Print exactly the lines from the first one down to the line containing "labelsize=20, length=0, pad=11)", both ends included, with no pictures and nothing else.

┌────────

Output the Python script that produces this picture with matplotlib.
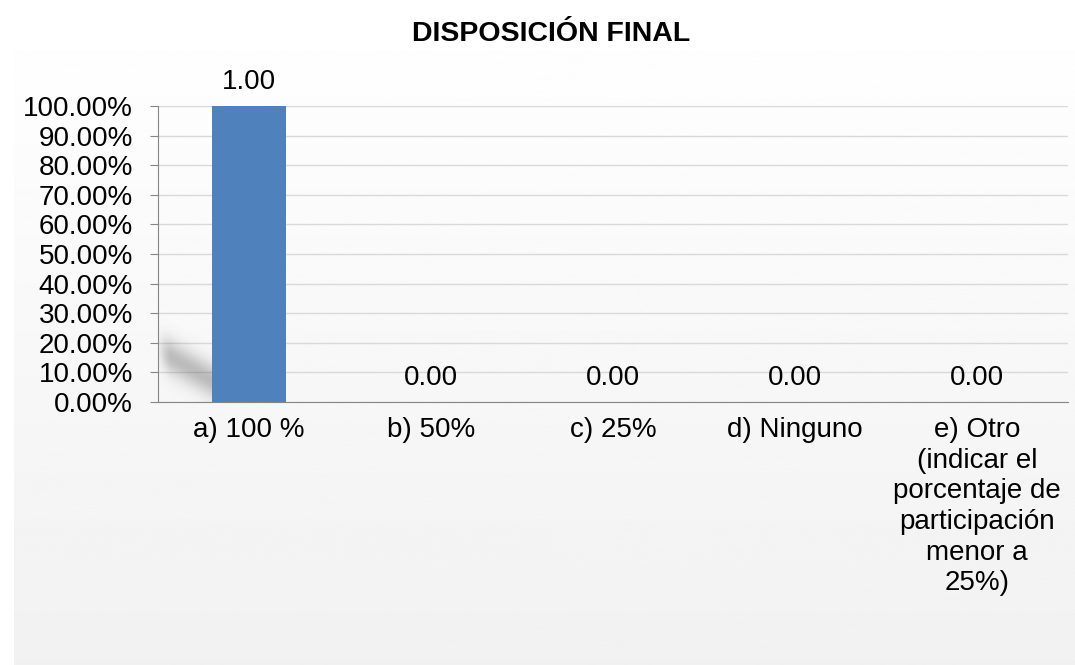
import numpy as np
import matplotlib.pyplot as plt
from matplotlib.ticker import PercentFormatter

plt.rcParams["font.family"] = ["Liberation Sans", "DejaVu Sans"]

categories = [
    "a) 100 %",
    "b) 50%",
    "c) 25%",
    "d) Ninguno",
    "e) Otro\n(indicar el\nporcentaje de\nparticipación\nmenor a\n25%)",
]
values = [1.0, 0.0, 0.0, 0.0, 0.0]
title = "DISPOSICIÓN FINAL"

fig = plt.figure(figsize=(10.75, 6.65), dpi=100)

# soft grey gradient panel behind the chart
bg = fig.add_axes([0.013, 0.0, 0.987, 0.996], zorder=-10)
grad = np.linspace(1.0, 0.945, 256).reshape(-1, 1)
bg.imshow(grad, aspect="auto", cmap="gray", vmin=0, vmax=1, extent=[0, 1, 0, 1])
bg.set_axis_off()

ax = fig.add_axes([0.147, 0.3955, 0.8465, 0.445])
ax.patch.set_alpha(0)
x = np.arange(len(categories))
width = 0.41
bars = ax.bar(x, values, width=width, color="#4F81BD", zorder=3)

ax.set_ylim(0, 1.0)
ax.set_yticks(np.linspace(0, 1, 11))
ax.yaxis.set_major_formatter(PercentFormatter(xmax=1.0, decimals=2))
ax.grid(axis="y", color="#d9d9d9", linewidth=1, zorder=0)

for s in ["top", "right"]:
    ax.spines[s].set_visible(False)
for s in ["left", "bottom"]:
    ax.spines[s].set_color("#868686")

ax.set_xticks(x)
ax.set_xticklabels(categories, linespacing=1.23)
ax.tick_params(axis="y", labelsize=20, length=6, color="#868686", pad=12)
ax.tick_params(axis="x", labelsize=20, length=0, pad=11)

# blurred diagonal shadow to the left of the first bar
x0, x1 = -0.5, x[0] - width / 2
nx, ny = 120, 200
u = np.linspace(0, (x1 - x0) * 182, nx)
v = np.linspace(0, 0.3 * 296, ny)[::-1]
U, V = np.meshgrid(u, v)
centre = 52 - 0.57 * U
d = (V - centre) / 17.0
alpha = 0.38 * np.exp(-d ** 2) * np.clip(U / 12.0, 0, 1) ** 0.7
shadow = np.zeros((ny, nx, 4))
shadow[..., :3] = 0.35
shadow[..., 3] = alpha
ax.imshow(shadow, extent=[x0, x1, 0, 0.3], aspect="auto", zorder=2,
          interpolation="bilinear")
ax.set_xlim(-0.5, len(categories) - 0.5)
ax.set_ylim(0, 1.0)

for b, v in zip(bars, values):
    ax.annotate(f"{v:.2f}", (b.get_x() + b.get_width() / 2, v),
                xytext=(0, 8), textcoords="offset points",
                ha="center", va="bottom", fontsize=20, clip_on=False)

fig.text(0.513, 0.949, title, ha="center", va="center",
         fontsize=20.5, fontweight="bold")

fig.savefig("out.png", dpi=100)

└────────

**Reply**:
Output the Python script that produces this picture with matplotlib.
import numpy as np
import matplotlib.pyplot as plt
from matplotlib.ticker import PercentFormatter

plt.rcParams["font.family"] = ["Liberation Sans", "DejaVu Sans"]

categories = [
    "a) 100 %",
    "b) 50%",
    "c) 25%",
    "d) Ninguno",
    "e) Otro\n(indicar el\nporcentaje de\nparticipación\nmenor a\n25%)",
]
values = [1.0, 0.0, 0.0, 0.0, 0.0]
title = "DISPOSICIÓN FINAL"

fig = plt.figure(figsize=(10.75, 6.65), dpi=100)

# soft grey gradient panel behind the chart
bg = fig.add_axes([0.013, 0.0, 0.987, 0.996], zorder=-10)
grad = np.linspace(1.0, 0.945, 256).reshape(-1, 1)
bg.imshow(grad, aspect="auto", cmap="gray", vmin=0, vmax=1, extent=[0, 1, 0, 1])
bg.set_axis_off()

ax = fig.add_axes([0.147, 0.3955, 0.8465, 0.445])
ax.patch.set_alpha(0)
x = np.arange(len(categories))
width = 0.41
bars = ax.bar(x, values, width=width, color="#4F81BD", zorder=3)

ax.set_ylim(0, 1.0)
ax.set_yticks(np.linspace(0, 1, 11))
ax.yaxis.set_major_formatter(PercentFormatter(xmax=1.0, decimals=2))
ax.grid(axis="y", color="#d9d9d9", linewidth=1, zorder=0)

for s in ["top", "right"]:
    ax.spines[s].set_visible(False)
for s in ["left", "bottom"]:
    ax.spines[s].set_color("#868686")

ax.set_xticks(x)
ax.set_xticklabels(categories, linespacing=1.23)
ax.tick_params(axis="y", labelsize=20, length=6, color="#868686", pad=12)
ax.tick_params(axis="x", labelsize=20, length=0, pad=11)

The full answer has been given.